If you’ve been watching shipping costs lately, or are a professional in a business which regularly ships goods, you might have noticed that major carriers FedEx, USPS, and UPS all raised their shipping rates across the board in January of this year. And the USPS wasn’t slow to do the same, prompting many businesses to scramble and begin looking for other providers, or smarter solutions to their shipping needs. Among the most likely hardest hit will be small retailers and online shops which have shipping-critical operations.

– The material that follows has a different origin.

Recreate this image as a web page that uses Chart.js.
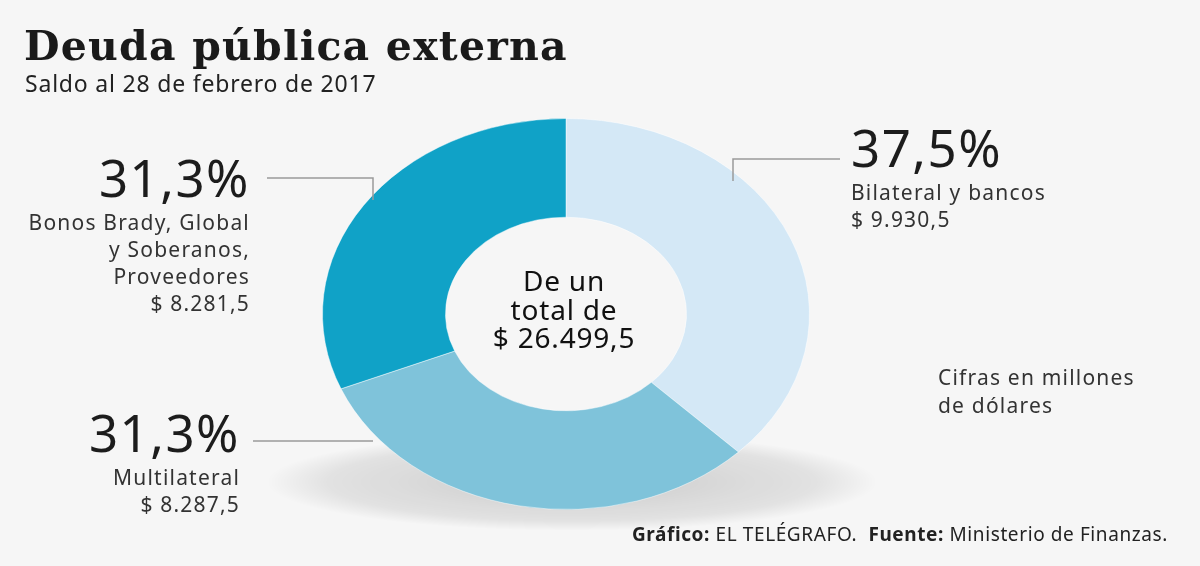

Though oil is at the cheapest it has been in decades, the rise in shipping costs isn’t attributable or related to the cost of gas: but to the cost of space on shipping trucks, planes, and vehicles. Thanks to the wide variety of orders made online, many shipping channels are full, with few vehicles resting idle. Many industry leaders call this the ‘Amazon Effect’, or the increased volume of goods delivered to homes due to the larger availability of online shopping.

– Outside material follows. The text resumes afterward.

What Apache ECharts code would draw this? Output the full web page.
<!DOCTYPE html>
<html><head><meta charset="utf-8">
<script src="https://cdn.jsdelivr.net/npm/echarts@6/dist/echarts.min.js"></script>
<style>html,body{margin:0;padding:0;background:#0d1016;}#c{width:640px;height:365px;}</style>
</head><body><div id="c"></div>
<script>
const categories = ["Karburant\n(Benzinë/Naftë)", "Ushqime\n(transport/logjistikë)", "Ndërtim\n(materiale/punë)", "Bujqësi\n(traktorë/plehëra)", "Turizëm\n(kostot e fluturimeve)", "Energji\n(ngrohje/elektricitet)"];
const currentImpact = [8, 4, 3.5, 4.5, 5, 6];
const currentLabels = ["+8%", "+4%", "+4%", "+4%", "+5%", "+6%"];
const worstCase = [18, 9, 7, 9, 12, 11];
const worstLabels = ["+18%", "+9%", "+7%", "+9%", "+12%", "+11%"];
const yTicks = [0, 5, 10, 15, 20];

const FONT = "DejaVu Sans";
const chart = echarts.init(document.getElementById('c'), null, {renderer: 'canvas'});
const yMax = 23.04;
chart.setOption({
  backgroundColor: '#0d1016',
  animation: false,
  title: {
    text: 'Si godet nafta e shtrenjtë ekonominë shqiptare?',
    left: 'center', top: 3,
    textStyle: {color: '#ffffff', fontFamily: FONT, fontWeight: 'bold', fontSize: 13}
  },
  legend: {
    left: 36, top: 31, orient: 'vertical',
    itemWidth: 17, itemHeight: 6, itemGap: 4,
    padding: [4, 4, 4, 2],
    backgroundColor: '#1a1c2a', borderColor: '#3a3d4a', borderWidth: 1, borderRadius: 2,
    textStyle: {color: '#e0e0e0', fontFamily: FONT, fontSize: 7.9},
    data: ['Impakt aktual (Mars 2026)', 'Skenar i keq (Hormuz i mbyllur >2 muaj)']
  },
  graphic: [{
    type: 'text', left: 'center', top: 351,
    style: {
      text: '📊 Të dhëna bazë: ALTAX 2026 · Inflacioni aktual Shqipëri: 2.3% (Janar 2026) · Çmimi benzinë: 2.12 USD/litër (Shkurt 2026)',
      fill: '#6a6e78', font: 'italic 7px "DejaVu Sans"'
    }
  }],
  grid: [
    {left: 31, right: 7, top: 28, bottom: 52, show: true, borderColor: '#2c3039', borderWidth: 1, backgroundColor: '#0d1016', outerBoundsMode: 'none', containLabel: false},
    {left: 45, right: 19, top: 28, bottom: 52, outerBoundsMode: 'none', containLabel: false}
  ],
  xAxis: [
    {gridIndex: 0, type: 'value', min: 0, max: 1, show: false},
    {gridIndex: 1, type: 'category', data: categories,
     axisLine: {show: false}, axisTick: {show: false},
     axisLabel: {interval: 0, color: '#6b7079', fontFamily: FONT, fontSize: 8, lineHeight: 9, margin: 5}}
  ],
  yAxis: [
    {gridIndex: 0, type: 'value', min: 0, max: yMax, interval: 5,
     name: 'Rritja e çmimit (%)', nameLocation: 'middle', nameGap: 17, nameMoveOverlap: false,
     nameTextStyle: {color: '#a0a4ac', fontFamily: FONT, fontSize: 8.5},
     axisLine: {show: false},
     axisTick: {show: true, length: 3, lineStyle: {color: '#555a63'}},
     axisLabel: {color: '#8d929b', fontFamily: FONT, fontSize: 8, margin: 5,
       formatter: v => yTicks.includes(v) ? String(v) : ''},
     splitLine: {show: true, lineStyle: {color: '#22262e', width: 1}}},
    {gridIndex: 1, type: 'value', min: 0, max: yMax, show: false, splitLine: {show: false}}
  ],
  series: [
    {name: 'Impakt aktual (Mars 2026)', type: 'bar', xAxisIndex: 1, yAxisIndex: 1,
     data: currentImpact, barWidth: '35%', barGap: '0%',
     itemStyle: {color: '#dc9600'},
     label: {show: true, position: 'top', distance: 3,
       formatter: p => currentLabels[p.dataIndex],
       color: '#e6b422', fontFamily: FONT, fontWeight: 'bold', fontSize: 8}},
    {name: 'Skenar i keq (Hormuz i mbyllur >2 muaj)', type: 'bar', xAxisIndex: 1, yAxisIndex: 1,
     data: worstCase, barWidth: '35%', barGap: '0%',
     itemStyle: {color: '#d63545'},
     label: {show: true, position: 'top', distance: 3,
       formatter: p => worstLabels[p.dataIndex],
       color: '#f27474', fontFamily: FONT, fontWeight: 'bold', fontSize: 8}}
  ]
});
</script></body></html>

And in the age of online shopping, parcel volumes are increasing dramatically across many fields, increasing the complexity of doing business. Remote clients require shipping, and with an ever-higher volume of transactions happening online rather than in-person, shipping is becoming critical to fulfilling customer needs and staying competitive. However, it’s an increasingly uphill battle to manage these increasing costs… and upward-trending volume.
What Do Price Increases Look Like?
- UPS ground services increased an average of 4.9%, while air and international increased roughly 5.2%
- FedEx increased by 4.9% on all weight and dimension-priced items, and implemented a surcharge of up to $3.00 for residential delivery.
- USPS shipping services increased up to 9.5 percent depending on items, but exceptions include first-class and standard mail.
With the advent of increased online buying activity almost across the board, shipping has only become more important. In many cases, shipping can be crucial to business models. For individuals and business who might be substantially affected by increased shipping rates at many major providers, we have gathered a number of helpful tips and tricks to help optimize shipping operations to manage the likelihood of further cost increases.
Aggressively hunt for the best prices. Often, industry leaders have the clientele to more easily leverage price increases. But the big four mentioned above are far from the only shipping companies available to American businesses, and this is only truer the larger shipped items get. For example, you can get freight quotes online here.
Match your strategy to your client needs. If you can pare down the size or weight of the items you’re shipping, do so! Provide excellent service, but cut costs where it’s reasonable. If you tend to over-protect goods and add packing weight, consider trying a few rounds of less heavily packaged items. But don’t make the mistake of sacrificing quality! Eliminating wasted space or weight can dramatically reduce costs, especially where size of the parcel is concerned.
Capitalize on new technology. Several pricing tools exist which will show businesses the optimal carrier (by price) for specific packages. Utilizing such systems to ensure that every parcel is shipped as cost-economically as possible is highly recommended. Initiating carrier-pickup systems instead of delivery can save on some costs and ensure that there is more free to pay for increased shipping.
If you’re a business worried about shipping price increases, make a note not just to track oil prices. Many components and factors which go into calculating shipping have nothing to do with oil prices, and instead are related to (increasing) driver and pilot wages and machine operators, and to maintain increasingly complex equipment related to the shipping process. And even more worrying is a current and growing shortage of truckers to make long hauls.
So use the tips above and try to anticipate industry changes as much as possible. Using a box that’s only two inches shorter can often save as much as two dollars on shipping, and especially to small businesses, those savings add up.